> _Exercise material_
=-=-=

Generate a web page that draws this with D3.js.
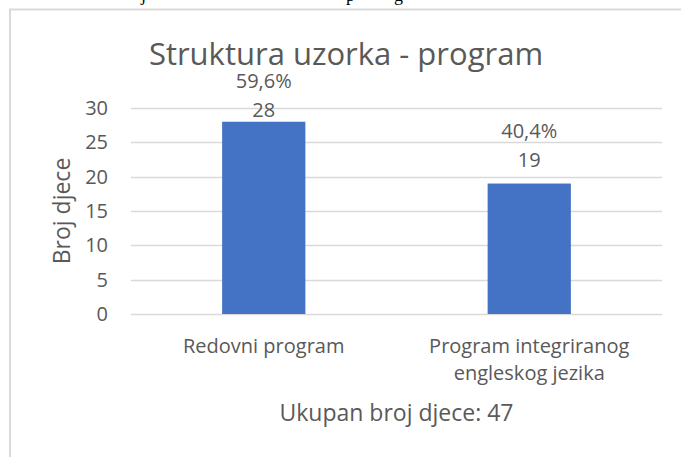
<!DOCTYPE html>
<html><head><meta charset="utf-8">
<script src="https://cdn.jsdelivr.net/npm/d3@7"></script>
<style>html,body{margin:0;padding:0;background:#fff;}svg{display:block;}</style>
</head><body>
<script>
const categories = [["Redovni program"], ["Program integriranog", "engleskog jezika"]];
const values = [28, 19];
const percentLabels = ["59,6%", "40,4%"];
const yTicks = [0, 5, 10, 15, 20, 25, 30];
const titleText = "Struktura uzorka - program";
const yTitle = "Broj djece";
const xTitle = "Ukupan broj djece: 47";

const W = 681, H = 457;
const svg = d3.select("body").append("svg").attr("width", W).attr("height", H);
const font = "'Open Sans', 'Segoe UI', sans-serif";
const txt = "#595959";

// cut-off document text above the chart
[["j",141],["p",346],["g",394]].forEach(([c,x]) => {
  svg.append("text").attr("x", x).attr("y", 0.5).attr("font-family","'Liberation Serif', serif")
    .attr("font-size", 18).attr("fill", "#000").text(c);
});

// chart frame
svg.append("path").attr("d", `M10,${H} L10,9.5 L${W},9.5`).attr("fill","none")
  .attr("stroke","#d9d9d9").attr("stroke-width",2);

const plot = {left: 131, right: 662, top: 108, bottom: 314};
const x = d3.scaleBand().domain(d3.range(values.length)).range([plot.left, plot.right]).padding(0);
const y = d3.scaleLinear().domain([0, 30]).range([plot.bottom, plot.top]);
const barW = x.bandwidth() / 3.19;

// gridlines
svg.append("g").selectAll("line").data(yTicks).join("line")
  .attr("x1", plot.left).attr("x2", plot.right)
  .attr("y1", d => Math.round(y(d)) + 0.5).attr("y2", d => Math.round(y(d)) + 0.5)
  .attr("stroke", "#d9d9d9").attr("stroke-width", 1.5);

// y axis tick labels
const yAxis = d3.axisLeft(y).tickValues(yTicks).tickSize(0).tickPadding(0);
const ga = svg.append("g").attr("transform", `translate(108,0)`).call(yAxis);
ga.select(".domain").remove();
ga.selectAll("text").attr("font-family", font).attr("font-size", 20).attr("fill", txt);

// bars
svg.append("g").selectAll("rect").data(values).join("rect")
  .attr("x", (d,i) => x(i) + x.bandwidth()/2 - barW/2)
  .attr("width", barW)
  .attr("y", d => y(d)).attr("height", d => y(0) - y(d))
  .attr("fill", "#4472c4");

// data labels (two lines), clamped below title like Excel does
values.forEach((v, i) => {
  let base = y(v) - 17;
  if (base - 29 < 88) base = 88 + 29;
  const cx = x(i) + x.bandwidth()/2;
  svg.append("text").attr("x", cx).attr("y", base).attr("text-anchor","middle")
    .attr("font-family", font).attr("font-size", 20).attr("fill", txt).text(v);
  svg.append("text").attr("x", cx).attr("y", base - 29).attr("text-anchor","middle")
    .attr("font-family", font).attr("font-size", 20).attr("fill", txt).text(percentLabels[i]);
});

// category labels
categories.forEach((lines, i) => {
  const t = svg.append("text").attr("x", x(i) + x.bandwidth()/2).attr("y", 353)
    .attr("text-anchor","middle").attr("font-family", font).attr("font-size", 20).attr("fill", txt);
  lines.forEach((l, j) => t.append("tspan").attr("x", x(i) + x.bandwidth()/2).attr("dy", j ? 27 : 0).text(l));
});

// title
svg.append("text").attr("x", 346).attr("y", 65).attr("text-anchor","middle")
  .attr("font-family", font).attr("font-size", 31).attr("fill", txt).text(titleText);

// axis titles
svg.append("text").attr("transform", "translate(70,211) rotate(-90)").attr("text-anchor","middle")
  .attr("font-family", font).attr("font-size", 23).attr("fill", txt).text(yTitle);
svg.append("text").attr("x", (plot.left + plot.right)/2).attr("y", 421).attr("text-anchor","middle")
  .attr("font-family", font).attr("font-size", 23).attr("fill", txt).text(xTitle);
</script>
</body></html>
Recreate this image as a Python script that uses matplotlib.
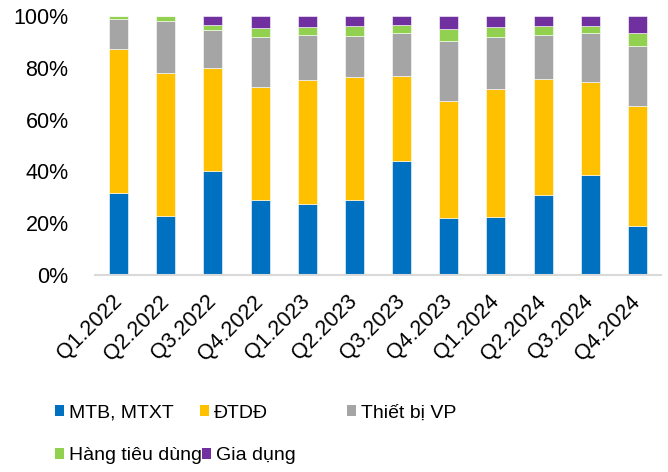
import matplotlib.pyplot as plt
import numpy as np
from matplotlib.patches import Patch

# Cơ cấu doanh thu theo nhóm hàng (%)
quarters = ['Q1.2022', 'Q2.2022', 'Q3.2022', 'Q4.2022', 'Q1.2023', 'Q2.2023',
            'Q3.2023', 'Q4.2023', 'Q1.2024', 'Q2.2024', 'Q3.2024', 'Q4.2024']
mtb = [31.8, 22.8, 40.2, 28.8, 27.4, 28.8, 44.0, 21.9, 22.5, 30.9, 38.6, 19.0]
dtdd = [55.5, 55.1, 39.6, 43.7, 48.0, 47.8, 32.8, 45.4, 49.2, 44.7, 36.0, 46.1]
tbvp = [11.5, 20.0, 14.9, 19.5, 17.4, 15.8, 16.8, 23.2, 20.2, 16.9, 18.7, 23.4]
htd = [1.2, 2.1, 1.7, 3.4, 3.0, 3.8, 3.1, 4.4, 3.7, 3.5, 2.9, 5.1]
giadung = [0.0, 0.0, 3.6, 4.6, 4.2, 3.8, 3.3, 5.1, 4.4, 4.0, 3.8, 6.4]

series = [
    ('MTB, MTXT', mtb, '#0070C0'),
    ('ĐTDĐ', dtdd, '#FFC000'),
    ('Thiết bị VP', tbvp, '#A5A5A5'),
    ('Hàng tiêu dùng', htd, '#92D050'),
    ('Gia dụng', giadung, '#7030A0'),
]

plt.rcParams['font.family'] = ['Liberation Sans', 'DejaVu Sans']

fig = plt.figure(figsize=(6.68, 4.72), dpi=100)
ax = fig.add_axes([95 / 668, 1 - 275 / 472, 566 / 668, 259 / 472])

x = np.arange(len(quarters))
bottom = np.zeros(len(quarters))
for name, vals, color in series:
    vals = np.array(vals)
    ax.bar(x, vals, 0.4, bottom=bottom, color=color,
           edgecolor='white', linewidth=0.4)
    bottom += vals

ax.set_xlim(-0.5, len(quarters) - 0.5)
ax.set_ylim(0, 100)
ax.set_yticks(range(0, 101, 20))
ax.set_yticklabels([f'{v}%' for v in range(0, 101, 20)], fontsize=15.5)
ax.set_xticks(x)
ax.set_xticklabels(quarters, fontsize=15.5, rotation=45, ha='right',
                   va='center', rotation_mode='anchor')
ax.tick_params(axis='y', length=0, pad=19)
ax.tick_params(axis='x', length=0, pad=17)

for s in ['top', 'right', 'left']:
    ax.spines[s].set_visible(False)
ax.spines['bottom'].set_color('#D9D9D9')
ax.spines['bottom'].set_linewidth(1.5)

# chú thích: lưới 3 cột, 2 hàng
legend_pos = [(55, 413), (200, 413), (347, 413), (55, 456), (202, 456)]
for (name, vals, color), (px, py) in zip(series, legend_pos):
    fig.legend(handles=[Patch(facecolor=color)], labels=[name],
               loc='center left', bbox_to_anchor=(px / 668, 1 - py / 472),
               frameon=False, fontsize=14, borderpad=0, borderaxespad=0,
               handlelength=0.45, handleheight=0.45, handletextpad=0.25)

fig.savefig('out.png', dpi=100)
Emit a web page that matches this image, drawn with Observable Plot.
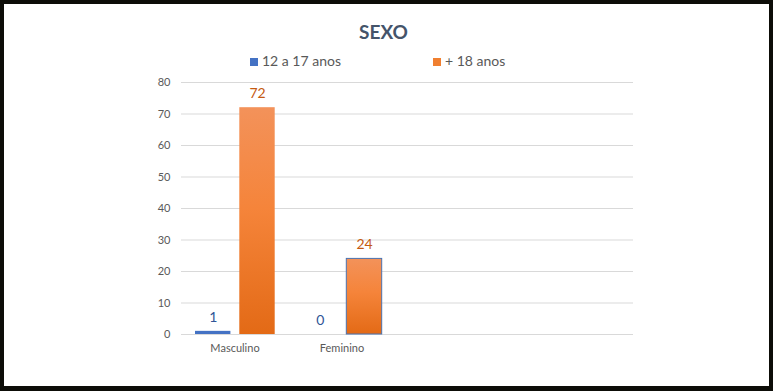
<!DOCTYPE html>
<html>
<head>
<meta charset="utf-8">
<script src="https://cdn.jsdelivr.net/npm/d3@7"></script>
<script src="https://cdn.jsdelivr.net/npm/@observablehq/plot@0.6"></script>
<style>
  html, body { margin: 0; padding: 0; background: #fff; }
  #wrap {
    width: 773px; height: 391px; box-sizing: border-box;
    border-style: solid; border-color: #0d0d08;
    border-width: 4px 4px 5px 4px;
    font-family: Lato, "Open Sans", sans-serif;
    overflow: hidden; background: #fff;
  }
  #title {
    height: 40px; line-height: 40px; padding-top: 8px;
    text-align: center; font-weight: bold; font-size: 19px; color: #44546A;
    padding-left: 0;
  }
  #title span { display: inline-block; margin-left: -6px; }
  #legend {
    height: 17px; line-height: 17px; padding-left: 246px; margin-bottom: 3px;
    font-size: 14px; color: #595959; white-space: nowrap;
  }
  #legend .item { display: inline-block; width: 183px; }
  #legend .sw { display: inline-block; width: 8px; height: 8px; margin-right: 4px; vertical-align: 0px; }
  #chart svg { display: block; }
</style>
</head>
<body>
<div id="wrap">
  <div id="title"><span>SEXO</span></div>
  <div id="legend"></div>
  <div id="chart"></div>
</div>
<script>
const categories = ["Masculino", "Feminino"];
const series = ["12 a 17 anos", "+ 18 anos"];
const values1217 = [1, 0];
const values18 = [72, 24];
const yTicks = [0, 10, 20, 30, 40, 50, 60, 70, 80];
const seriesColors = ["#4472C4", "#F07F30"];
const labelColors = ["#2F5597", "#C55A11"];

const data = [];
categories.forEach((c, i) => {
  data.push({cat: c, series: series[0], value: values1217[i]});
  data.push({cat: c, series: series[1], value: values18[i]});
});
const young = data.filter(d => d.series === series[0]);
const adult = data.filter(d => d.series === series[1]);

// legend
const legend = document.getElementById("legend");
series.forEach((s, i) => {
  const item = document.createElement("span");
  item.className = "item";
  const sw = document.createElement("span");
  sw.className = "sw";
  sw.style.background = seriesColors[i];
  item.appendChild(sw);
  item.appendChild(document.createTextNode(s));
  legend.appendChild(item);
});

const svg = Plot.plot({
  width: 765,
  height: 314,
  marginLeft: 177,
  marginRight: 136,
  marginTop: 10,
  marginBottom: 52,
  style: {fontFamily: "Lato, 'Open Sans', sans-serif", fontSize: "11px", color: "#595959", background: "#fff"},
  x: {domain: categories, paddingInner: 0, paddingOuter: 1.106, align: 0, tickSize: 0, tickPadding: 10, label: null},
  y: {domain: [0, 80], ticks: yTicks, tickSize: 0, tickPadding: 11, label: null},
  marks: [
    Plot.ruleY(yTicks, {stroke: "#d9d9d9", strokeWidth: 1}),
    Plot.barY(young, {x: "cat", y: "value", fill: seriesColors[0], insetLeft: 14, insetRight: 57.6}),
    Plot.barY(adult, {x: "cat", y: "value", fill: "url(#orangeGrad)", insetLeft: 58.3, insetRight: 13.3}),
    Plot.barY(adult.filter(d => d.cat === "Feminino"), {x: "cat", y: "value", fill: "none", stroke: "#4A72B0", strokeWidth: 1, insetLeft: 58.3, insetRight: 13.3}),
    Plot.text(young, {x: "cat", y: "value", text: d => String(d.value), dx: -21.8, dy: -14, fill: labelColors[0], fontSize: 14}),
    Plot.text(adult, {x: "cat", y: "value", text: d => String(d.value), dx: 22.5, dy: -14, fill: labelColors[1], fontSize: 14})
  ]
});

const defs = d3.select(svg).insert("defs", ":first-child");
const grad = defs.append("linearGradient")
  .attr("id", "orangeGrad").attr("x1", 0).attr("y1", 0).attr("x2", 0).attr("y2", 1);
grad.append("stop").attr("offset", "0%").attr("stop-color", "#F3925A");
grad.append("stop").attr("offset", "45%").attr("stop-color", "#F5843A");
grad.append("stop").attr("offset", "100%").attr("stop-color", "#E36A16");

document.getElementById("chart").appendChild(svg);
</script>
</body>
</html>
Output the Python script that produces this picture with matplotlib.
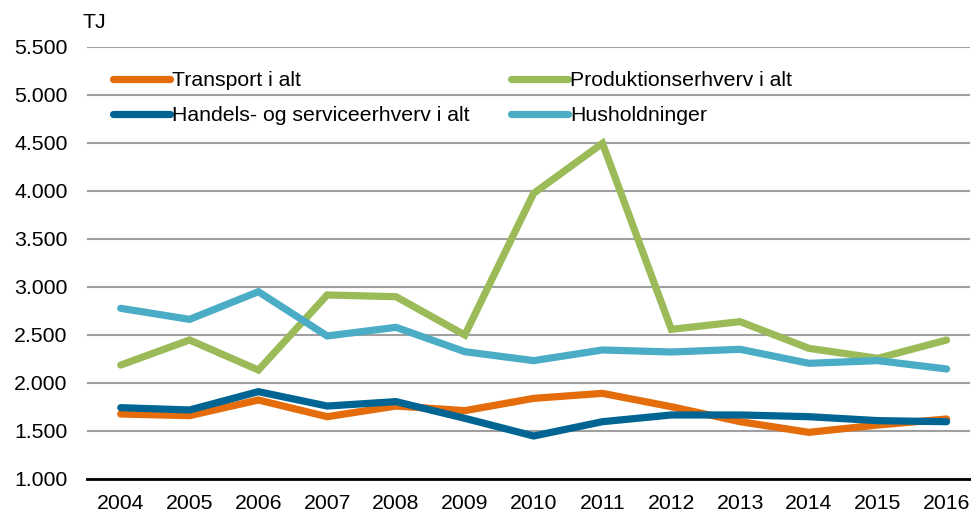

=-=-=

> _Problem description_
Filter the data, keeping only the lines that contain "with".

> _Worked solution_
Generate a web page that draws this with D3.js.
Emit a web page that matches this image, drawn with Observable Plot.
Output the Python script that produces this picture with matplotlib.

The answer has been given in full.